Things have changed in America since 1963. No one would argue with this. My own grandmother, who was born in Mississippi in 1901 and worked as a sharecropper and maid, never believed the day would come that a black man would be nominated for president by a major political party.

But let's not celebrate the postracial Promised Land too soon. There is not only persistent racism in the United States, there is also persistent racist violence and the hatred that fuels it.

Sen. Barack Obama has had numerous death threats. The threats were so prevalent and so serious that he received Secret Service protection well before he was the Democratic Party nominee.

In America, people of color are still victims of racially motivated violence.

In May a federal jury in Kansas City convicted two men of the racially motivated murder of a black man, William McCay, three years before.

Last month, Luis Ramirez, a Mexican immigrant and father of two, was beaten to death by four white teenagers in Shenandoah, Pa. They hurled racist epithets along with kicks and punches.

It is important to remember the lessons and legacy of Birmingham in 1963.

It is equally important to not turn a blind eye to the instances of racial harassment and violence today, from the lynching reference that sparked the Jena 6 case last year to the numerous hate crimes that get reported to the Justice Department and civil rights watchdog groups each year.

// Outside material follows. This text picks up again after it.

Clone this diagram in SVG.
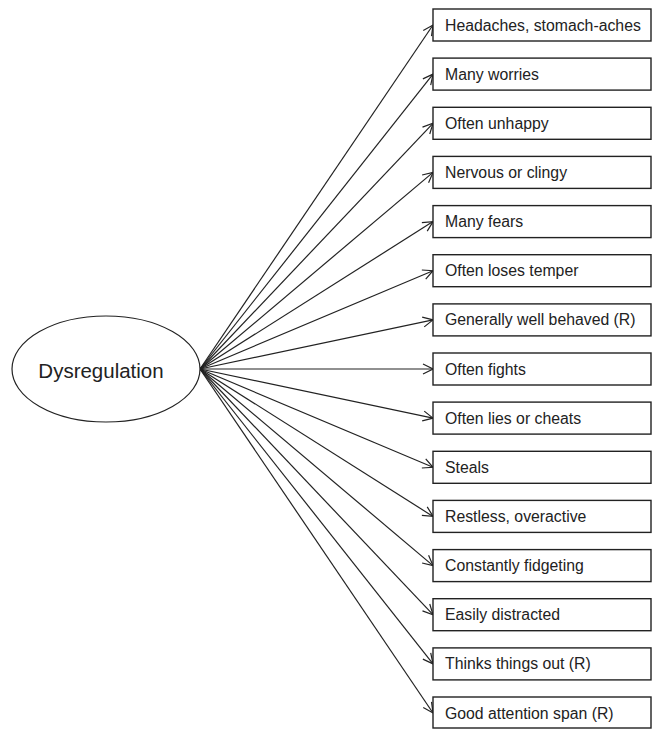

It is not only naive to think we have completely eradicated racism in America, it is dangerous.

Apathy or willful ignorance in the face of racism and injustice yields the same net result, whether it is the blatant and widespread racism that showed itself in Birmingham, or the more subtle but no less real racism of today.

We couldn't afford that apathy or that ignorance yesterday. We can't afford it now.

Barbara Ransby is an associate professor in the department of African American Studies and History at the University of Illinois at Chicago.